The balancing books are magic in themselves. No, but done carefully, that could be a really cool (if also grossly contrived) look. Which Emma is a master of.
I miss visiting Emma all the time, because it's always fun to see how she arranges her things—both when it's tidy and when it's not. For better or for worse, my stuff is a big part of who I am, and I think collections of personal belongings—in their natural habitats—can be lovely. (Like the art of the mess.) So I'm thinking about Emma's old bedroom in our house on Packard, which became so atmospheric with those leftover balloons. (More photos, and context, here.)When I was going through my extra hard drive to retrieve these pictures, I also looked at photos from Emma's and my attic apartment, which we lived in the year after I graduated from college. We had the entire top floor of an old, dirty, run-down house in downtown Ann Arbor. What it lacked in laundry facilities, heat vents, and peace and quiet, it made up for in charm. Okay.
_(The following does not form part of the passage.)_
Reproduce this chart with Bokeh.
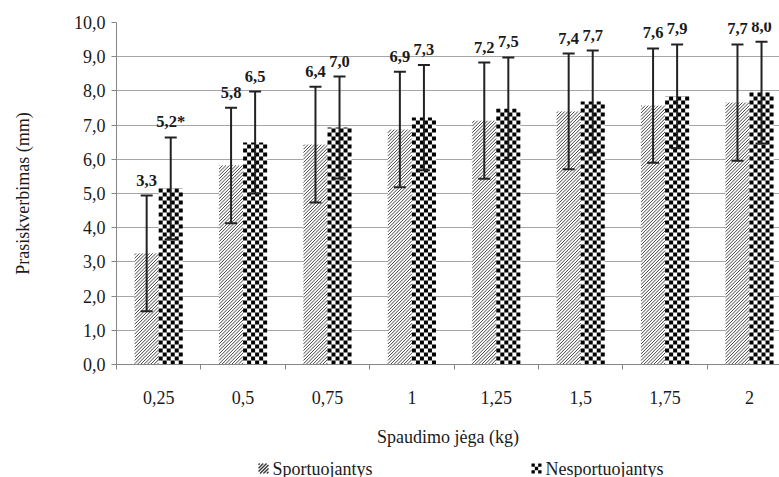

The charm couldn't take care of everything, but we picked it because we always pick the old house over anything else. My bedroom had three skylights and a peaked roof and westward windows (my favorite), and I made these beautiful curtains from antique Italian cotton with handmade lace. I hung my star lights, which have moved with me from home to home since freshman year of college, in drapes around the window, with my paper globe lamp to one side, like the moon.
So that's one room of mine that had some magic to it.